Briefing paper

Pilgrimage Futures – a collaborative approach to understanding pilgrimage in the UK

Sharing data to inspire discussion, increase diversity of perspectives, and enhance research outcomes.
sunrise over path through field of crops

The project is hosted by the National Centre for Social Research (NatCen) at the Centre for Deliberation and funded by the British Academy and Leverhulme small grants scheme. It is running until December 2024.

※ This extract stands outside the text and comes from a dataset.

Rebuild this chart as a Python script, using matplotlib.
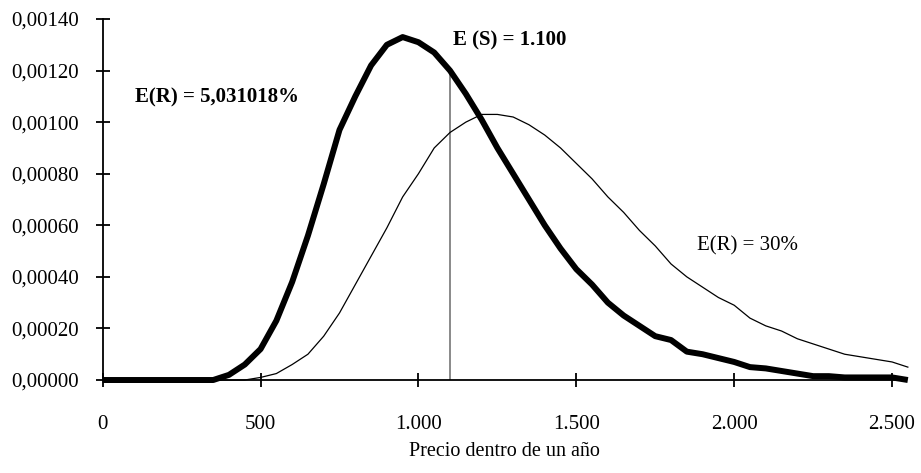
import matplotlib.pyplot as plt
from matplotlib.ticker import FuncFormatter, MultipleLocator

# Price grid (every 50)
precios = list(range(0, 2551, 50))

# Density for E(R) = 5,031018% (thick line)
dens_bajo = [0, 0, 0, 0, 0, 0, 0, 0, 0.00002, 0.00006,
             0.00012, 0.00023, 0.00038, 0.00056, 0.00076, 0.00097, 0.00110, 0.00122, 0.00130, 0.00133,
             0.00131, 0.00127, 0.00120, 0.00111, 0.00101, 0.00090, 0.00080, 0.00070, 0.00060, 0.00051,
             0.00043, 0.00037, 0.00030, 0.00025, 0.00021, 0.00017, 0.000155, 0.00011, 0.00010, 0.000085,
             0.00007, 0.00005, 0.000045, 0.000035, 0.000025, 0.000015, 0.000015, 0.00001, 0.00001, 0.00001,
             0.00001, 0.0]

# Density for E(R) = 30% (thin line)
dens_alto = [0, 0, 0, 0, 0, 0, 0, 0, 0, 0,
             0.00001, 0.000025, 0.00006, 0.00010, 0.00017, 0.00026, 0.00037, 0.00048, 0.00059, 0.00071,
             0.00080, 0.00090, 0.00096, 0.00100, 0.00103, 0.00103, 0.00102, 0.00099, 0.00095, 0.00090,
             0.00084, 0.00078, 0.00071, 0.00065, 0.00058, 0.00052, 0.00045, 0.00040, 0.00036, 0.00032,
             0.00029, 0.00024, 0.00021, 0.00019, 0.00016, 0.00014, 0.00012, 0.00010, 0.00009, 0.00008,
             0.00007, 0.00005]

precio_esperado = 1100
dens_esperado = 0.00120

plt.rcParams['font.family'] = ['Liberation Serif', 'DejaVu Serif']

fig = plt.figure(figsize=(9.21, 4.73), dpi=100)
ax = fig.add_axes([0.1115, 0.1966, 0.8725, 0.7632])

ax.plot(precios, dens_alto, color='black', lw=0.9, clip_on=False, zorder=3)
ax.plot(precios, dens_bajo, color='black', lw=4.3, solid_joinstyle='round',
        solid_capstyle='butt', clip_on=False, zorder=4)
ax.plot([precio_esperado, precio_esperado], [0, dens_esperado], color='#808080', lw=1.3, zorder=2)

ax.set_xlim(0, 2545)
ax.set_ylim(0, 0.0014)

ax.xaxis.set_major_locator(MultipleLocator(500))
ax.yaxis.set_major_locator(MultipleLocator(0.0002))
ax.xaxis.set_major_formatter(FuncFormatter(lambda v, p: f"{int(v):,}".replace(',', '.')))
ax.yaxis.set_major_formatter(FuncFormatter(lambda v, p: f"{v:.5f}".replace('.', ',')))

for s in ['top', 'right']:
    ax.spines[s].set_visible(False)
for s in ['left', 'bottom']:
    ax.spines[s].set_linewidth(1.3)

ax.tick_params(axis='both', direction='inout', length=10, width=1.3, labelsize=15)
ax.tick_params(axis='x', pad=20)
ax.tick_params(axis='y', pad=12)

ax.set_xlabel('Precio dentro de un año', fontsize=14.5, labelpad=6)

ax.text(102, 0.001097, 'E(R) = 5,031018%', fontsize=15, fontweight='bold', va='center', ha='left')
ax.text(1109, 0.001318, 'E (S) = 1.100', fontsize=15, fontweight='bold', va='center', ha='left')
ax.text(1881, 0.00052, 'E(R) = 30%', fontsize=15, va='center', ha='left')

fig.savefig('out.png', dpi=100)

Pilgrimage Futures logo (large)

About the study

This project will work with a diverse cohort of practitioners, charities, institutions, and community groups who are engaged with pilgrimage to reflect on their current approaches to data and how they can develop these for the future. Pilgrimage is recognised as an important part of the UK’s history and heritage, but our assumptions about contemporary meanings and practices of pilgrimage can be very limited. Over the past few decades, pilgrimage has flourished in the UK, reflecting the growth of a multi-ethnic and multi-faith society, and grassroots efforts of individuals and communities to find meaning and articulate other forms of spirituality and beliefs through creative encounters with landscapes or narratives. Pilgrimage can take place in analogue (‘real world’) formats and (increasingly) online and through digital media. The growth of pilgrimage practices, which have been cultivated by different groups and institutions, including local and regional governments, has generated calls for greater investment in infrastructure, to take advantage of the potential economic benefits of religious tourism. But economic value is only one dimension of the overall value that people attribute to pilgrimage, and there are other benefits, which individuals and communities, researchers and academics, believe are also important, but which are often difficult to study. 

The project aims to:

  • Identify barriers to, or challenges for, data creation and sharing for pilgrimage and co-produce possible solutions.
  • Establish data pathways that are reflective of how diverse groups experience and understand the personal, community and social benefits of pilgrimage.
  • Advocate for greater recognition of the diversity and social realities of faith and belief in the UK.
  • Create a resource to encourage informed, pluralistic decision making, on the part of funders, and local and national policy makers.
  • Locate sensitivities or differences in values or outlooks regarding pilgrimage practices and research.

The project is hosted by NatCen at the Centre for Deliberation and funded by the British Academy and Leverhulme small grants scheme. It is running until December 2024.

Methodology 

A ‘data collaborative’ approach

Data helps us tell stories about ourselves and produce knowledge about society. How we create data about pilgrimage informs what stories we can tell about these practices and what we can learn from them. There are tremendous challenges we face when creating data about pilgrimage, from multiple meanings, uses, locations and forms, to the inequalities of access to resources or labour, which may prevent institutions, as well as grassroots, or marginalised groups, from contributing important knowledge. Some people may have assumptions that data only capture large scale social phenomena, or that we must produce ‘big data’ to do proper research; they may not believe, therefore, that their knowledge, meanings, or practices are ‘big’ enough to contribute to understanding. Some communities have especial concerns about privacy or feel strongly that the value or benefit of pilgrimage should not or cannot be understood through data.

This project uses a data collaborative framing to bring new insights to contemporary pilgrimage and collectively consider its potential futures. Data collaboratives are “cross-sector and public-private partnerships aimed at data collection, sharing, or processes for the purposes of addressing a societal challenge’ (Susha, et. al, 2017). This project shares some of these features, but it is qualitative and involves the multiple intersections between grassroots practices, charities, cultural institutions, local government, and faith and belief communities that pilgrimage mobilises. 

Through data collaboration and cooperation, the project brings principles of action research, co-production, and deliberation together to support partners to overcome challenges to data creation and sharing, offer support and resources where appropriate, and engage participants to exchange learning, ideas, and outlooks. This data collaborative uses research practice as a space for reflection, inviting partners to think through the values or benefits that they see articulated in pilgrimage in dialogue with others. 

A data collaborative approach aims to:

  • Share views and experiences of current data creation, data sharing, and the barriers they face in respect of these.
  • Equalise knowledge resources, by supporting people to create, analyse or share data that matches their contexts, needs and notions of value.
  • Use data as a site for self-reflection and reflexivity, where groups, institutions, and organisations can think through their practices in relation to others.
  • Support partners to identify and recognise legal and ethical issues, such as GDPR, rights to privacy, or anxieties and sensitivities surrounding data creation.
  • Engage with research as opportunity for relationship building, and as a process which itself supports meaning making.